# DATA FOR PROCESSING

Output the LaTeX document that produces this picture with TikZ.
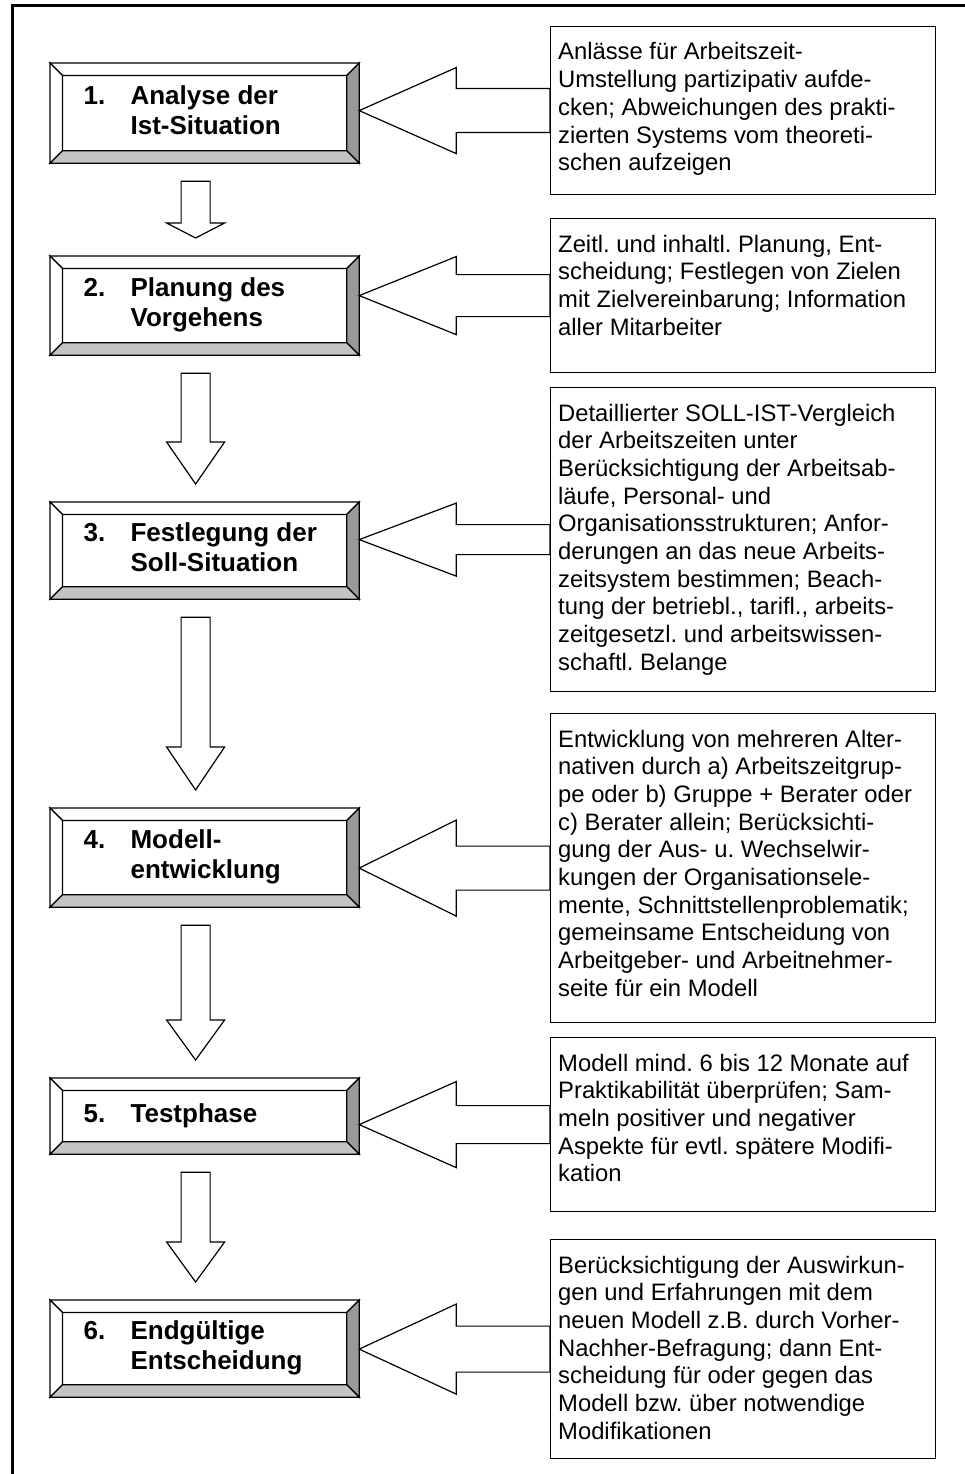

---

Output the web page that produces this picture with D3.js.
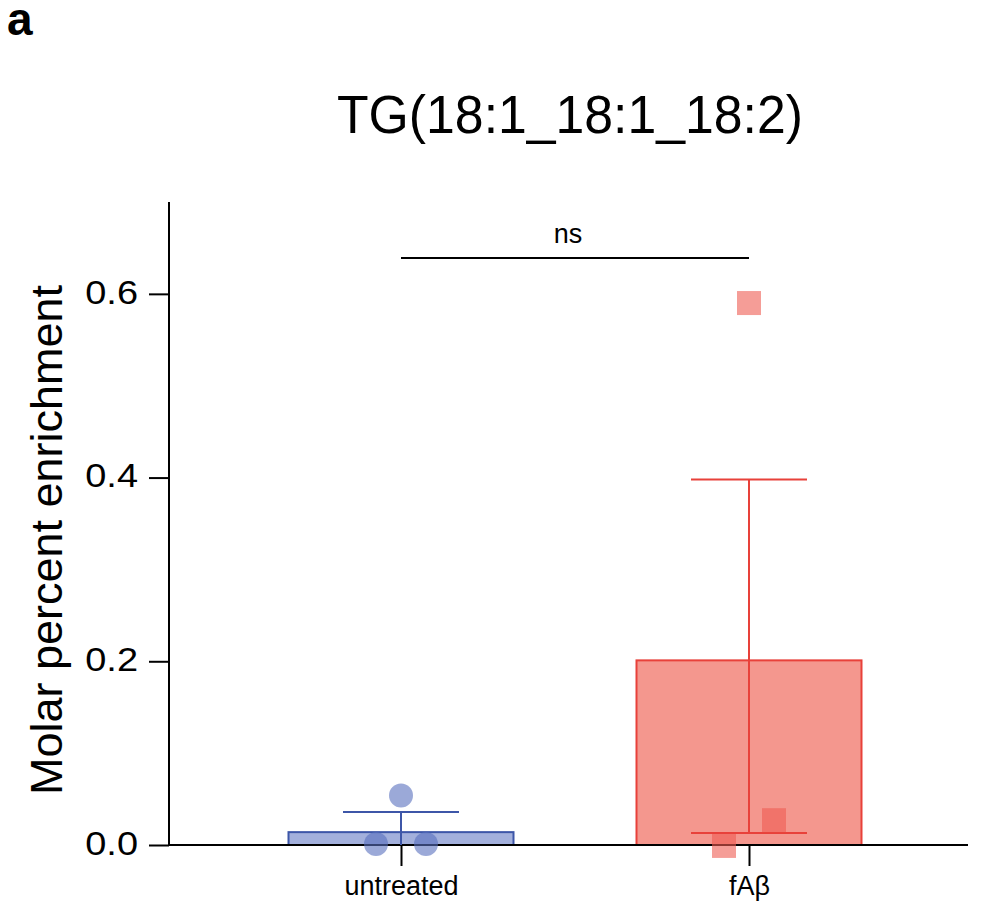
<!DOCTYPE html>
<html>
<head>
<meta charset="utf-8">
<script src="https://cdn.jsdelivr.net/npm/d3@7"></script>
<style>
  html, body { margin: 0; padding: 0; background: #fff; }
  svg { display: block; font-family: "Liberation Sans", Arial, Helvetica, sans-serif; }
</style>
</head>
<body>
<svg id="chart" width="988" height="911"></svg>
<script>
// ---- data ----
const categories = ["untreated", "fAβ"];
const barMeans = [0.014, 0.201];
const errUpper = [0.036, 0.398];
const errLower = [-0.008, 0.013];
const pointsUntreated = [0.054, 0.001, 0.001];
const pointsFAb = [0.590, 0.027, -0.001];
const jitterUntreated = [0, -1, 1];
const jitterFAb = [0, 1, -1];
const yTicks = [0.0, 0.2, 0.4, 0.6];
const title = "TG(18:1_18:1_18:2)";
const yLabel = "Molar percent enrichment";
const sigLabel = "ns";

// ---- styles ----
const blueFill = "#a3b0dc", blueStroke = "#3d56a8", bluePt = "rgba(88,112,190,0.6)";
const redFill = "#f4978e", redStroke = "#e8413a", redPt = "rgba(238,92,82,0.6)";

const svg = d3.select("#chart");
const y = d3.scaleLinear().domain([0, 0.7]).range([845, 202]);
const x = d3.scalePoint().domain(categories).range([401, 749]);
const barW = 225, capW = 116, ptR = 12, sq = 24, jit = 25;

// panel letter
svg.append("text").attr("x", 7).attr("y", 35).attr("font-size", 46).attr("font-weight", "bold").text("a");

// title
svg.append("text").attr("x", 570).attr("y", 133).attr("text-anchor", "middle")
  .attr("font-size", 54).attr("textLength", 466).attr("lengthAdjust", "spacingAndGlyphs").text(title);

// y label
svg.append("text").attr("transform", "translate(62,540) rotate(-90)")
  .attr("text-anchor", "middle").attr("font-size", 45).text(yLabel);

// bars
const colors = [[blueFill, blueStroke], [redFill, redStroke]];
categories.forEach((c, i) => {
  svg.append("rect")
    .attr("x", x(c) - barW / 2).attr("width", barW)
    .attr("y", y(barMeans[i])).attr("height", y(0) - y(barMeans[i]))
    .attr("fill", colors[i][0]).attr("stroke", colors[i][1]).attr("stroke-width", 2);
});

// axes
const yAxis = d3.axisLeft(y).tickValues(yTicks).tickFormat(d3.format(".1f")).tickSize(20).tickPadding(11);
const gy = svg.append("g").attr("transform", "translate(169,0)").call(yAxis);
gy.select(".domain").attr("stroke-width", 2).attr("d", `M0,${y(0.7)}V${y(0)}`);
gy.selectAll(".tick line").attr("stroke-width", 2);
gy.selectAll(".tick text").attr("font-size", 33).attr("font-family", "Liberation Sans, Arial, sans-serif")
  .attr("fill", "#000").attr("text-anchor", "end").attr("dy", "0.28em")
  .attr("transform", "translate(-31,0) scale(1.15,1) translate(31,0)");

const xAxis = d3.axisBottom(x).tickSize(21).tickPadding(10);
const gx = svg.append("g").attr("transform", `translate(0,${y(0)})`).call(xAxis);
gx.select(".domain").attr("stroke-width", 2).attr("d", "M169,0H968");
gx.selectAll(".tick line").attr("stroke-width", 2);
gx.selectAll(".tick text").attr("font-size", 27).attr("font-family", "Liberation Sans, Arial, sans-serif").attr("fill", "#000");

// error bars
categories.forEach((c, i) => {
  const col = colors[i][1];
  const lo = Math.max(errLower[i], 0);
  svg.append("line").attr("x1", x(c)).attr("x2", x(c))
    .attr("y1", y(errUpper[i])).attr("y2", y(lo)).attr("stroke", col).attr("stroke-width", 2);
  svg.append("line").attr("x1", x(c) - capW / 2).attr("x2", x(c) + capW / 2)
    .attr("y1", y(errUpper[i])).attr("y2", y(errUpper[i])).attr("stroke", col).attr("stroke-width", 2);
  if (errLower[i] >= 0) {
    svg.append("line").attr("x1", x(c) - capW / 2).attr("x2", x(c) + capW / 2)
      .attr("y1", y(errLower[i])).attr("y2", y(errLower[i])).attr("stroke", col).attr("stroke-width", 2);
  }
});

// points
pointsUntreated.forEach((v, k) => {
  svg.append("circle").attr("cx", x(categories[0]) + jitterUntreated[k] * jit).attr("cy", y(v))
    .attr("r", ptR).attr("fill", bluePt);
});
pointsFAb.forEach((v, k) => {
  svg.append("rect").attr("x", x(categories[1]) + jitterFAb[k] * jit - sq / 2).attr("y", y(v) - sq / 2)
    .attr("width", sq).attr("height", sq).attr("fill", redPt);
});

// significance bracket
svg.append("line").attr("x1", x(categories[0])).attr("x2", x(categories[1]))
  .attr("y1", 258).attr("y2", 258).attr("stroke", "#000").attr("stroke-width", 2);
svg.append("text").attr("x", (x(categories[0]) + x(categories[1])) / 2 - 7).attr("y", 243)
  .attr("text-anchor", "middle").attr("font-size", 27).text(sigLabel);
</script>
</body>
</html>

--

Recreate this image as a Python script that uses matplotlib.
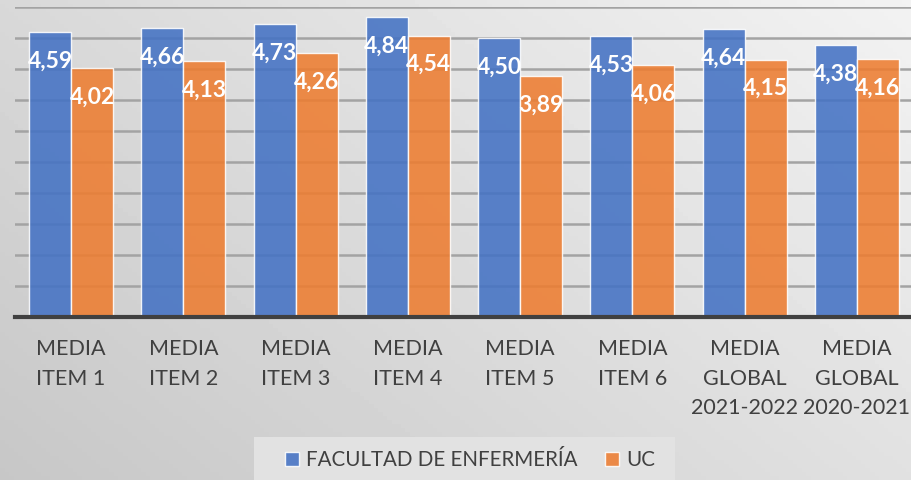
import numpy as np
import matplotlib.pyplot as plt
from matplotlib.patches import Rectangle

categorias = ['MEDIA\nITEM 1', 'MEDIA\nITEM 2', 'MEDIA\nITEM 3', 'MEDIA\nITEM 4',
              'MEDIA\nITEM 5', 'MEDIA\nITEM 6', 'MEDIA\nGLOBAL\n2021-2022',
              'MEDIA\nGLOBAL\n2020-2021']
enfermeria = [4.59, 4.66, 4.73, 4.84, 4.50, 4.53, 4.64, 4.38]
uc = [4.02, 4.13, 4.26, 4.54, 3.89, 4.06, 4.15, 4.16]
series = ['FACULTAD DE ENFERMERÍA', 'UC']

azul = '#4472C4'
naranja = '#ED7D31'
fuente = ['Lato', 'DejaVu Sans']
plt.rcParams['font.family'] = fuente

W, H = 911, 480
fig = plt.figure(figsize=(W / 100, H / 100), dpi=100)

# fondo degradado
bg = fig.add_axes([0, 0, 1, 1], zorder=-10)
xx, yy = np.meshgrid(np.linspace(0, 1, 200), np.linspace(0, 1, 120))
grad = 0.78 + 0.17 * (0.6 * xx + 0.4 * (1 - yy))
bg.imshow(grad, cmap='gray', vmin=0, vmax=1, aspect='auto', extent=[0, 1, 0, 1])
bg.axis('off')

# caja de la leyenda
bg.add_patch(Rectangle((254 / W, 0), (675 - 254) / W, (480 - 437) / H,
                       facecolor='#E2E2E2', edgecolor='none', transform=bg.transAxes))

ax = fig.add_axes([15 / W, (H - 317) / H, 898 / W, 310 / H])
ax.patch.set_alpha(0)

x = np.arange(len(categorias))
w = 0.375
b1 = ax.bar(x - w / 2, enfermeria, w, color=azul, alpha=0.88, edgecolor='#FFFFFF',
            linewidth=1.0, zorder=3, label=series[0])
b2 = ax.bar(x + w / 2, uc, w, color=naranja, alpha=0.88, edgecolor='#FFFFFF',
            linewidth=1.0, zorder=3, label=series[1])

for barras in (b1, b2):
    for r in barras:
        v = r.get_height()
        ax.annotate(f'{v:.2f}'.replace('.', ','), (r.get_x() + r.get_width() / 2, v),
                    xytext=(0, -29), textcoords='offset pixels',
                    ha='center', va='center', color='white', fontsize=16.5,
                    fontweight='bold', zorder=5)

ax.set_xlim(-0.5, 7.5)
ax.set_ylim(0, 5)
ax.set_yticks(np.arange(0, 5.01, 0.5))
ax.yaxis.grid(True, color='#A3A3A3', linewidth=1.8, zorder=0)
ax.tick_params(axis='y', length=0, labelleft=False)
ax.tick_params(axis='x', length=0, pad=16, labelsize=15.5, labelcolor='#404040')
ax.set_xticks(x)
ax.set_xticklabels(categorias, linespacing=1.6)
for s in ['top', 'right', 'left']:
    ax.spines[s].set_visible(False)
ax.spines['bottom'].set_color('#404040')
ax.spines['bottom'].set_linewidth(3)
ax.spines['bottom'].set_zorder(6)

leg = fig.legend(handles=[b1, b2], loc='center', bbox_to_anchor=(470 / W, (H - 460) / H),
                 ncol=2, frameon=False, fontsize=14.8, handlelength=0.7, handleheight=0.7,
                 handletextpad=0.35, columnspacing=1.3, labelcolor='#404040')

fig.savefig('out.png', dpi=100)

# WHAT THE TASK REQUIRES
Above are some records. Output exactly the lines from the one that contains "Recreate this image" to the one that contains "series = ['FACULTAD DE ENFERMERÍA', 'UC']", keeping both, and omit the pictures.

# SOLUTION TO THE EXERCISE
Recreate this image as a Python script that uses matplotlib.
import numpy as np
import matplotlib.pyplot as plt
from matplotlib.patches import Rectangle

categorias = ['MEDIA\nITEM 1', 'MEDIA\nITEM 2', 'MEDIA\nITEM 3', 'MEDIA\nITEM 4',
              'MEDIA\nITEM 5', 'MEDIA\nITEM 6', 'MEDIA\nGLOBAL\n2021-2022',
              'MEDIA\nGLOBAL\n2020-2021']
enfermeria = [4.59, 4.66, 4.73, 4.84, 4.50, 4.53, 4.64, 4.38]
uc = [4.02, 4.13, 4.26, 4.54, 3.89, 4.06, 4.15, 4.16]
series = ['FACULTAD DE ENFERMERÍA', 'UC']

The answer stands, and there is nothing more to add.